Chatty Ernie. News stories about people "reinventing" themselves are in vogue as the economy slides.
So it's not surprising that former Denver TV anchor Ernie Bjorkman's own story, of becoming a veterinary assistant after being fired from KWGN Channel 2 in December, has spread through the media.
The stories about Bjorkman are fawning, like obituaries, telling us, for example, that Bjorkman's voice "calmed and informed Denver viewers for 26 years" (Rocky, Jan. 30).
With Bjorkman in the spotlight, I'm surprised we haven't seen more lighthearted needling of his being a local TV news anchor for so long.
Bjorkman gave us information some of the time, yes. But local TV anchors are also do strange things, like the chitchatting among themselves.
In a typical program, judging from a 2006 sample, Bjorkman - like other anchors - spent about a half-minute or more engaging in smalltalk with his fellow anchors during live broadcasts while many of us cringed.

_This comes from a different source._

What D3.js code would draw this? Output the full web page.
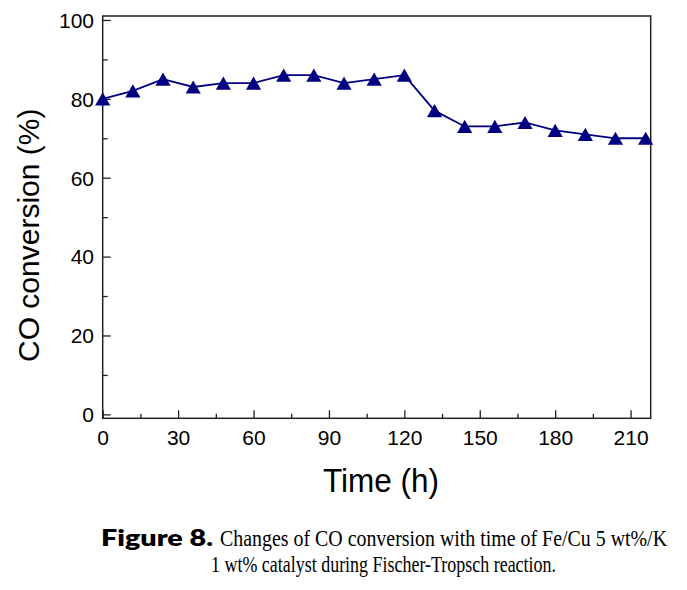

So I calculate that he spent more than 50 hours babbling on the air during his 26-year career. Good luck with your next job, Ernie.
Ballot measure hype. With so much real legislation to cover at the Capitol and so little space, why give serious coverage to the earliest and easiest steps required in getting a measure on the election ballot?
For example, the Rocky dedicated about a third of its "Legislature 2009" pages on Feb. 10 to two ordinary guys who want to put a question on the election ballot OKing gay marriage.
Yes, ordinary people can sparkplug a ballot measure, but the Rocky understated obstacles ahead when it reported that the measure is in the "second of many steps to get a proposal on the ballot."
Earlier, on Jan. 27, the Rocky gave serious treatment to the very first step toward getting a tax-cutting measure on the ballot.
In their earliest stages, ballot proposals should be covered sparingly, if at all.